* Short exercise:
Exactly the lines from the line containing "Emit a Python" through the line containing "from matplotlib.ticker import FixedLocator" are to be echoed, with both included and pictures left out.

[Saved entries]
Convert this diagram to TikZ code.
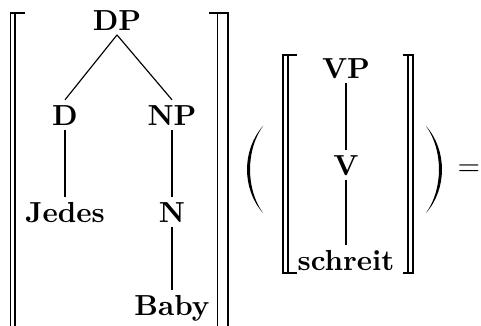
\documentclass[tikz,border=0pt]{standalone}
\begin{document}
\begin{tikzpicture}[x=0.3451pt,y=-0.3451pt,
  lbl/.style={font=\bfseries, inner sep=1.5pt, anchor=base, text height=7pt, text depth=0pt},
  edge/.style={line width=0.4pt},
  brk/.style={line width=0.65pt},
  brkthin/.style={line width=0.55pt}]
\useasboundingbox (0,0) rectangle (481,325);
% big outer double brackets
\draw[brk] (25,13) -- (10.5,13) -- (10.5,335);
\draw[brkthin] (15,13) -- (15,335);
\draw[brk] (209,13) -- (228,13) -- (228,335);
\draw[brkthin] (217.5,13) -- (217.5,335);
% tree DP
\node[lbl] (dp) at (117,30) {DP};
\node[lbl] (d) at (65,125) {D};
\node[lbl] (np) at (172,125) {NP};
\node[lbl] (jedes) at (65,222) {Jedes};
\node[lbl] (n) at (172,222) {N};
\node[lbl] (baby) at (172,315) {Baby};
\draw[edge] (dp.south) -- (d.north);
\draw[edge] (dp.south) -- (np.north);
\draw[edge] (d.south) -- (jedes.north);
\draw[edge] (np.south) -- (n.north);
\draw[edge] (n.south) -- (baby.north);
% parentheses
\fill (263,126) .. controls (241.7,150) and (241.7,189) .. (263,213)
  .. controls (245.7,189) and (245.7,150) .. (263,126) -- cycle;
\fill (426,126) .. controls (447.3,150) and (447.3,189) .. (426,213)
  .. controls (443.3,189) and (443.3,150) .. (426,126) -- cycle;
% inner double brackets
\draw[brk] (297,55) -- (283,55) -- (283,273) -- (297,273);
\draw[brkthin] (288,55) -- (288,273);
\draw[brk] (403,55) -- (413,55) -- (413,273) -- (403,273);
\draw[brkthin] (408,55) -- (408,273);
% tree VP
\node[lbl] (vp) at (346,78) {VP};
\node[lbl] (v) at (346,175) {V};
\node[lbl] (schreit) at (346,270) {schreit};
\draw[edge] (vp.south) -- (v.north);
\draw[edge] (v.south) -- (schreit.north);
% equals
\node[inner sep=0pt] (eq) at (469,170) {$=$};
\end{tikzpicture}
\end{document}
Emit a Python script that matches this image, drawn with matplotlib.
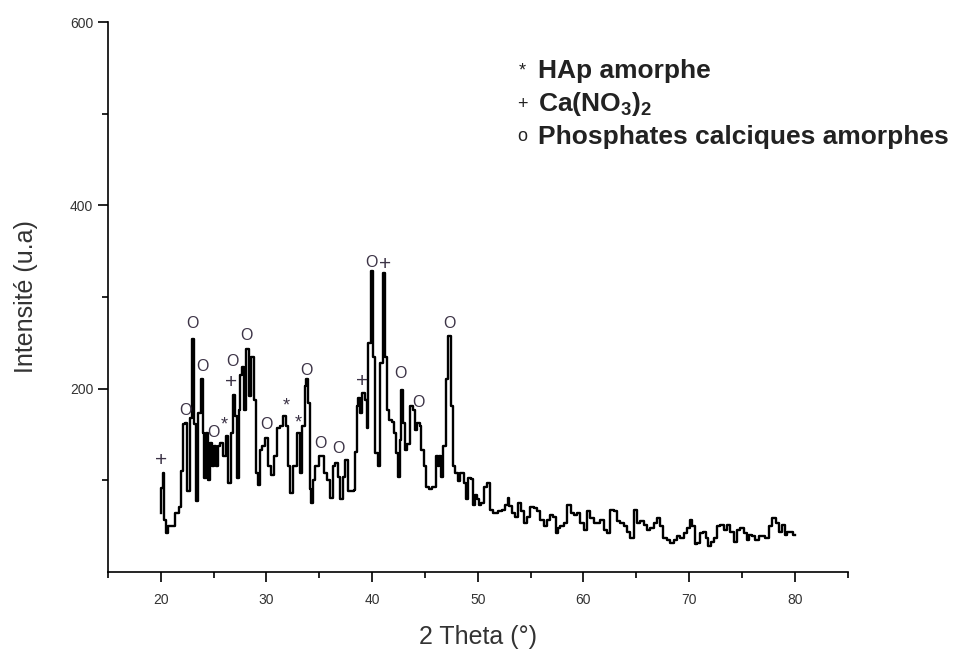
import numpy as np
import matplotlib
matplotlib.use("Agg")
import matplotlib.pyplot as plt
from matplotlib.ticker import FixedLocator

plt.rcParams['font.family'] = ['Liberation Sans', 'DejaVu Sans']
plt.rcParams['mathtext.fontset'] = 'custom'
plt.rcParams['mathtext.rm'] = 'Liberation Sans'
plt.rcParams['mathtext.bf'] = 'Liberation Sans:bold'

# diffractogramme (2 theta en degres, intensite u.a)
two_theta = [
    20.0, 20.12, 20.28, 20.41, 20.6, 20.8, 21.23, 21.55, 21.86, 22.08,
    22.24, 22.43, 22.65, 22.84, 23.06, 23.28, 23.47, 23.66, 23.91, 24.06,
    24.23, 24.42, 24.58, 24.73, 24.92, 25.11, 25.3, 25.49, 25.8, 26.05,
    26.27, 26.53, 26.75, 26.94, 27.13, 27.32, 27.47, 27.63, 27.85, 28.01,
    28.2, 28.49, 28.7, 28.89, 29.11, 29.27, 29.46, 29.74, 30.06, 30.28,
    30.6, 30.85, 31.16, 31.48, 31.73, 31.95, 32.11, 32.3, 32.74, 33.06,
    33.31, 33.53, 33.69, 33.88, 34.07, 34.19, 34.32, 34.5, 34.79, 35.11,
    35.32, 35.58, 35.89, 36.15, 36.37, 36.68, 36.84, 37.1, 37.31, 37.63,
    37.79, 38.16, 38.35, 38.45, 38.61, 38.8, 38.99, 39.2, 39.42, 39.55,
    39.75, 40.0, 40.18, 40.47, 40.69, 40.88, 41.13, 41.35, 41.5, 41.73,
    42.04, 42.2, 42.36, 42.52, 42.68, 42.87, 43.05, 43.24, 43.46, 43.72,
    43.94, 44.15, 44.41, 44.57, 44.72, 45.04, 45.26, 45.51, 45.92, 46.14,
    46.3, 46.45, 46.61, 46.87, 47.09, 47.31, 47.56, 47.75, 48.03, 48.19,
    48.51, 48.83, 48.98, 49.2, 49.45, 49.61, 49.83, 50.09, 50.24, 50.46,
    50.72, 51.03, 51.29, 51.67, 52.14, 52.45, 52.77, 52.92, 53.08, 53.4,
    53.71, 53.93, 54.18, 54.5, 54.82, 55.13, 55.45, 55.76, 56.08, 56.39,
    56.71, 57.02, 57.27, 57.5, 57.66, 57.97, 58.29, 58.66, 58.92, 59.23,
    59.55, 59.86, 60.18, 60.49, 60.81, 61.12, 61.44, 61.75, 62.07, 62.38,
    62.7, 63.02, 63.33, 63.65, 63.96, 64.28, 64.59, 64.91, 65.22, 65.54,
    65.85, 66.17, 66.48, 66.8, 67.11, 67.43, 67.68, 68.06, 68.37, 68.69,
    69.0, 69.32, 69.64, 69.89, 70.2, 70.43, 70.65, 70.9, 71.21, 71.47,
    71.68, 71.91, 72.22, 72.48, 72.79, 73.1, 73.42, 73.74, 74.05, 74.37,
    74.68, 75.0, 75.31, 75.57, 75.79, 76.1, 76.42, 76.73, 77.05, 77.36,
    77.68, 78.09, 78.4, 78.63, 78.94, 79.16, 79.41, 79.73, 79.98,
]
intensite = [
    64, 91, 108, 57, 42, 50, 50, 64, 71, 110,
    161, 163, 88, 168, 254, 161, 77, 173, 210, 152,
    102, 152, 100, 141, 115, 137, 115, 137, 141, 126,
    148, 97, 152, 193, 170, 102, 177, 215, 224, 177,
    243, 192, 235, 188, 108, 95, 133, 137, 146, 115,
    106, 126, 157, 159, 170, 159, 115, 86, 115, 152,
    108, 159, 203, 210, 184, 90, 75, 100, 115, 126,
    126, 108, 100, 81, 115, 119, 104, 79, 104, 122,
    88, 88, 89, 131, 181, 190, 173, 195, 188, 157,
    250, 328, 235, 130, 115, 228, 326, 235, 177, 166,
    164, 152, 130, 104, 144, 199, 162, 133, 140, 181,
    177, 155, 163, 159, 133, 115, 93, 90, 93, 126,
    115, 126, 104, 137, 210, 257, 181, 115, 108, 99,
    108, 97, 79, 102, 101, 73, 84, 79, 73, 75,
    93, 97, 68, 64, 66, 68, 73, 81, 72, 64,
    60, 75, 66, 53, 60, 71, 70, 66, 57, 50,
    57, 62, 60, 42, 48, 50, 53, 73, 64, 62,
    64, 53, 46, 66, 59, 53, 53, 57, 46, 42,
    68, 66, 55, 53, 50, 44, 37, 68, 53, 55,
    51, 46, 48, 53, 59, 50, 37, 35, 31, 35,
    39, 37, 42, 48, 57, 50, 30, 31, 42, 44,
    37, 28, 33, 37, 50, 51, 46, 51, 44, 33,
    46, 48, 42, 35, 40, 39, 35, 39, 39, 37,
    50, 59, 53, 44, 51, 40, 44, 44, 40,
]

# reperes des pics : symbole, position 2theta, hauteur
pic_symboles = ['+', 'O', 'O', 'O', 'O', '*', 'O', '+', 'O', 'O',
                '*', '*', 'O', 'O', 'O', '+', 'O', '+', 'O', 'O', 'O']
pic_x = [20.0, 22.3, 23.0, 24.0, 24.95, 26.05, 26.8, 26.7, 28.1, 30.0,
         31.9, 33.0, 33.8, 35.1, 36.8, 39.1, 39.9, 41.2, 42.7, 44.4, 47.35]
pic_y = [122, 176, 271, 224, 152, 160, 230, 207, 258, 161,
         181, 163, 220, 140, 135, 208, 338, 335, 216, 185, 271]

legende = [('*', 'HAp amorphe'),
           ('+', r'Ca(NO$_\mathbf{3}$)$_\mathbf{2}$'),
           ('o', 'Phosphates calciques amorphes')]

fig = plt.figure(figsize=(9.8, 6.55), dpi=100)
ax = fig.add_axes([0.110, 0.127, 0.755, 0.839])

ax.plot(two_theta, intensite, color='black', lw=1.7, drawstyle='steps-mid')

for s, x, y in zip(pic_symboles, pic_x, pic_y):
    fs = {'O': 11.5, '+': 15, '*': 13}[s]
    ax.text(x, y, s, ha='center', va='center', fontsize=fs, color='#3c3346')

ax.set_xlim(15, 85)
ax.set_ylim(0, 600)
ax.xaxis.set_major_locator(FixedLocator([20, 30, 40, 50, 60, 70, 80]))
ax.xaxis.set_minor_locator(FixedLocator([15, 25, 35, 45, 55, 65, 75, 85]))
ax.yaxis.set_major_locator(FixedLocator([200, 400, 600]))
ax.yaxis.set_minor_locator(FixedLocator([100, 300, 500]))
ax.tick_params(which='major', direction='out', length=7, width=1.2,
               labelsize=10, colors='black', labelcolor='#333333')
ax.tick_params(which='minor', direction='out', length=4, width=1.2)
ax.tick_params(axis='x', which='major', pad=8)

for side in ['top', 'right']:
    ax.spines[side].set_visible(False)
for side in ['left', 'bottom']:
    ax.spines[side].set_linewidth(1.2)

ax.set_xlabel('2 Theta (°)', fontsize=18, color='#333333')
ax.set_ylabel('Intensité (u.a)', fontsize=18, color='#333333')
ax.xaxis.set_label_coords(0.5, -0.097)
ax.yaxis.set_label_coords(-0.095, 0.5)

for i, (sym, txt) in enumerate(legende):
    yy = 0.891 - i * 0.05
    fig.text(0.533, yy, sym, fontsize=13, ha='center', va='center',
             color='#222222')
    fig.text(0.549, yy, txt, fontsize=19, fontweight='bold', ha='left',
             va='center', color='#222222')

fig.savefig('out.png', dpi=100)
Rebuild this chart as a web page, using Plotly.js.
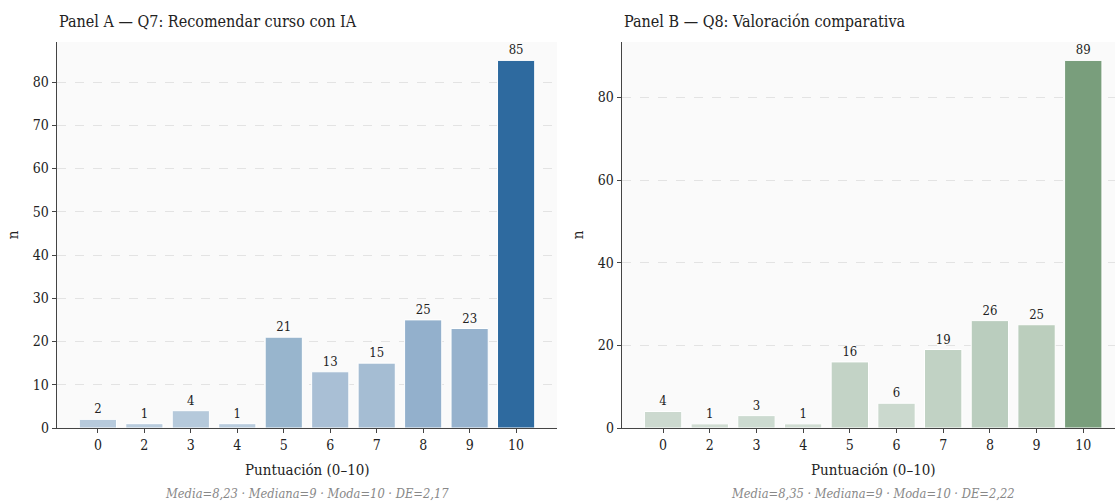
<!DOCTYPE html>
<html>
<head>
<meta charset="utf-8">
<script src="https://cdn.plot.ly/plotly-3.0.1.min.js"></script>
<style>html,body{margin:0;padding:0;background:#fff;}#chart{width:1115px;height:501px;}</style>
</head>
<body>
<div id="chart"></div>
<script>
const categories = ['0','2','3','4','5','6','7','8','9','10'];
const valuesA = [2, 1, 4, 1, 21, 13, 15, 25, 23, 85];
const valuesB = [4, 1, 3, 1, 16, 6, 19, 26, 25, 89];
const colorsA = ['#b7cadc','#b9ccdd','#b5c9db','#b9ccdd','#98b5cd','#a9bfd5','#a5bdd3','#93b0cc','#96b2cd','#2e6a9f'];
const colorsB = ['#ccd9cf','#d0dcd2','#ccdad0','#d0dcd2','#c3d3c6','#cbd9ce','#c1d2c4','#bacdbe','#bbcebd','#799e7c'];
const titleA = 'Panel A — Q7: Recomendar curso con IA';
const titleB = 'Panel B — Q8: Valoración comparativa';
const xTitle = 'Puntuación (0–10)';
const yTitle = 'n';
const statsA = 'Media=8,23 · Mediana=9 · Moda=10 · DE=2,17';
const statsB = 'Media=8,35 · Mediana=9 · Moda=10 · DE=2,22';

const FONT = 'DejaVu Serif Condensed, DejaVu Serif, serif';

function bar(vals, cols, xa, ya) {
  return {
    type: 'bar', x: categories, y: vals, xaxis: xa, yaxis: ya,
    marker: {color: cols, line: {color: '#ffffff', width: 1}},
    width: 0.8,
    text: vals.map(String), textposition: 'outside', cliponaxis: false,
    textfont: {family: FONT, size: 13, color: '#222'},
    hoverinfo: 'skip'
  };
}

const L = 57, W = 1115, plotW = W - L;
const dA = [0, 500 / plotW];
const dB = [(622 - L) / plotW, 1];
const centerA = (dA[0] + dA[1]) / 2;
const centerB = (873 - L) / plotW;

function xaxis(domain, range, anchor) {
  return {
    domain: domain, range: range, type: 'category', anchor: anchor,
    showline: true, linecolor: '#444', linewidth: 1.3,
    ticks: 'outside', ticklen: 4, tickcolor: '#444', tickwidth: 1,
    tickfont: {family: FONT, size: 14, color: '#222'},
    showgrid: false, zeroline: false
  };
}
function yaxis(range, dtick, anchor) {
  return {
    range: range, dtick: dtick, anchor: anchor,
    showline: true, linecolor: '#444', linewidth: 1.3,
    ticks: 'outside', ticklen: 4, tickcolor: '#444', tickwidth: 1,
    tickfont: {family: FONT, size: 14, color: '#222'},
    showgrid: true, gridcolor: '#dddddd', gridwidth: 0.8, griddash: 'dash',
    zeroline: false,
    title: {text: yTitle, font: {family: FONT, size: 15, color: '#222'}, standoff: 10}
  };
}

function ann(text, x, y, xanchor, yanchor, yshift, size, color) {
  return {text: text, xref: 'paper', yref: 'paper', x: x, y: y, xanchor: xanchor, yanchor: yanchor,
          yshift: yshift, showarrow: false, font: {family: FONT, size: size, color: color}};
}

const layout = {
  width: 1115, height: 501,
  margin: {l: L, r: 0, t: 42, b: 73},
  paper_bgcolor: '#ffffff', plot_bgcolor: '#fafafa',
  showlegend: false, bargap: 0.2,
  xaxis: xaxis(dA, [-0.88, 9.88], 'y'),
  yaxis: yaxis([0, 85 * 1.05], 10, 'x'),
  xaxis2: xaxis(dB, [-0.88, 9.68], 'y2'),
  yaxis2: yaxis([0, 89 * 1.05], 20, 'x2'),
  annotations: [
    ann(titleA, dA[0], 1, 'left', 'bottom', 9, 16, '#222'),
    ann(titleB, dB[0], 1, 'left', 'bottom', 9, 16, '#222'),
    ann(xTitle, centerA, 0, 'center', 'top', -31, 15, '#222'),
    ann(xTitle, centerB, 0, 'center', 'top', -31, 15, '#222'),
    ann('<i>' + statsA + '</i>', centerA, 0, 'center', 'top', -56, 12.8, '#888'),
    ann('<i>' + statsB + '</i>', centerB, 0, 'center', 'top', -56, 12.8, '#888')
  ]
};

Plotly.newPlot('chart', [bar(valuesA, colorsA, 'x', 'y'), bar(valuesB, colorsB, 'x2', 'y2')], layout, {displayModeBar: false, staticPlot: true});
</script>
</body>
</html>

* Output for this task:
Emit a Python script that matches this image, drawn with matplotlib.
import numpy as np
import matplotlib
matplotlib.use("Agg")
import matplotlib.pyplot as plt
from matplotlib.ticker import FixedLocator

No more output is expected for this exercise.